====== Data provided ======

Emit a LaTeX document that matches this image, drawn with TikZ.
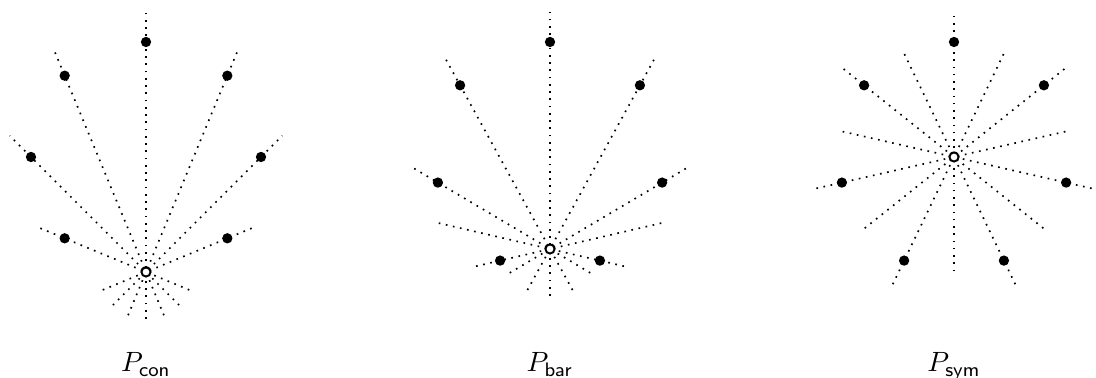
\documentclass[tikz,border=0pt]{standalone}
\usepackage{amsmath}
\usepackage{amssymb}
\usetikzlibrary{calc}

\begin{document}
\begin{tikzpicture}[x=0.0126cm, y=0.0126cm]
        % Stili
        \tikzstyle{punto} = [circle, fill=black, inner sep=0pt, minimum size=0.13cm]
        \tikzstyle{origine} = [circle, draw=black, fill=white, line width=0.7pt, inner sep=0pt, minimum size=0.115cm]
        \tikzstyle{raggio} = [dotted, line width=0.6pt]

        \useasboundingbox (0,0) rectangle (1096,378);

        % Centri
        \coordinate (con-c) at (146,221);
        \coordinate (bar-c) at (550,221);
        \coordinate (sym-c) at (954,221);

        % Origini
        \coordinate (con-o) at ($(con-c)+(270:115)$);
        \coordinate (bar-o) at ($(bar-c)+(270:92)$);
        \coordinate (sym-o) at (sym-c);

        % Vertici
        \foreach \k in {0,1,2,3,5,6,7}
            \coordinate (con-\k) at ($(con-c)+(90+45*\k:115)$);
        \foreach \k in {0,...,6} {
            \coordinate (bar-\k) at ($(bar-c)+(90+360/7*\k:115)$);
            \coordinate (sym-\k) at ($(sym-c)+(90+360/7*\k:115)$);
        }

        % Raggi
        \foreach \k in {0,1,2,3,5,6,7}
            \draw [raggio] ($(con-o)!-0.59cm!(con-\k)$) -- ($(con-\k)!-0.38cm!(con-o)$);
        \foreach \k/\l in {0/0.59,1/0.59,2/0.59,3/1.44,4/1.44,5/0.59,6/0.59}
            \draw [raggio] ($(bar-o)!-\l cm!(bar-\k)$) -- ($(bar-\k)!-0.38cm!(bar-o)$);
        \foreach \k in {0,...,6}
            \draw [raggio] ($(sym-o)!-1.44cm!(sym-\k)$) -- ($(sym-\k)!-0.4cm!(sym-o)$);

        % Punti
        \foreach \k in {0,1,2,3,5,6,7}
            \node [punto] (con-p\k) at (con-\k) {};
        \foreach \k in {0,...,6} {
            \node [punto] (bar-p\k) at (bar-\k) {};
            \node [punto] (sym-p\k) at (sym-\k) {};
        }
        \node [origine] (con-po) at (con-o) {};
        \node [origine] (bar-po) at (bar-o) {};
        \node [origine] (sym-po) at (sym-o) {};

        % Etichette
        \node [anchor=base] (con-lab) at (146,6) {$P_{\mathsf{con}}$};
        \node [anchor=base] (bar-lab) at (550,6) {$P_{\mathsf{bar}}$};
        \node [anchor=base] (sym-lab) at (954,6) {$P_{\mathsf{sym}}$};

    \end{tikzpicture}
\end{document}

======

> [Directions for this task]: From the top of the listing above, repeat each line exactly until you reach the line containing "[anchor=base] (sym-lab) at", and repeat that one too. Leave the pictures out.

> [Result of the exercise]:
Emit a LaTeX document that matches this image, drawn with TikZ.
\documentclass[tikz,border=0pt]{standalone}
\usepackage{amsmath}
\usepackage{amssymb}
\usetikzlibrary{calc}

\begin{document}
\begin{tikzpicture}[x=0.0126cm, y=0.0126cm]
        % Stili
        \tikzstyle{punto} = [circle, fill=black, inner sep=0pt, minimum size=0.13cm]
        \tikzstyle{origine} = [circle, draw=black, fill=white, line width=0.7pt, inner sep=0pt, minimum size=0.115cm]
        \tikzstyle{raggio} = [dotted, line width=0.6pt]

        \useasboundingbox (0,0) rectangle (1096,378);

        % Centri
        \coordinate (con-c) at (146,221);
        \coordinate (bar-c) at (550,221);
        \coordinate (sym-c) at (954,221);

        % Origini
        \coordinate (con-o) at ($(con-c)+(270:115)$);
        \coordinate (bar-o) at ($(bar-c)+(270:92)$);
        \coordinate (sym-o) at (sym-c);

        % Vertici
        \foreach \k in {0,1,2,3,5,6,7}
            \coordinate (con-\k) at ($(con-c)+(90+45*\k:115)$);
        \foreach \k in {0,...,6} {
            \coordinate (bar-\k) at ($(bar-c)+(90+360/7*\k:115)$);
            \coordinate (sym-\k) at ($(sym-c)+(90+360/7*\k:115)$);
        }

        % Raggi
        \foreach \k in {0,1,2,3,5,6,7}
            \draw [raggio] ($(con-o)!-0.59cm!(con-\k)$) -- ($(con-\k)!-0.38cm!(con-o)$);
        \foreach \k/\l in {0/0.59,1/0.59,2/0.59,3/1.44,4/1.44,5/0.59,6/0.59}
            \draw [raggio] ($(bar-o)!-\l cm!(bar-\k)$) -- ($(bar-\k)!-0.38cm!(bar-o)$);
        \foreach \k in {0,...,6}
            \draw [raggio] ($(sym-o)!-1.44cm!(sym-\k)$) -- ($(sym-\k)!-0.4cm!(sym-o)$);

        % Punti
        \foreach \k in {0,1,2,3,5,6,7}
            \node [punto] (con-p\k) at (con-\k) {};
        \foreach \k in {0,...,6} {
            \node [punto] (bar-p\k) at (bar-\k) {};
            \node [punto] (sym-p\k) at (sym-\k) {};
        }
        \node [origine] (con-po) at (con-o) {};
        \node [origine] (bar-po) at (bar-o) {};
        \node [origine] (sym-po) at (sym-o) {};

        % Etichette
        \node [anchor=base] (con-lab) at (146,6) {$P_{\mathsf{con}}$};
        \node [anchor=base] (bar-lab) at (550,6) {$P_{\mathsf{bar}}$};
        \node [anchor=base] (sym-lab) at (954,6) {$P_{\mathsf{sym}}$};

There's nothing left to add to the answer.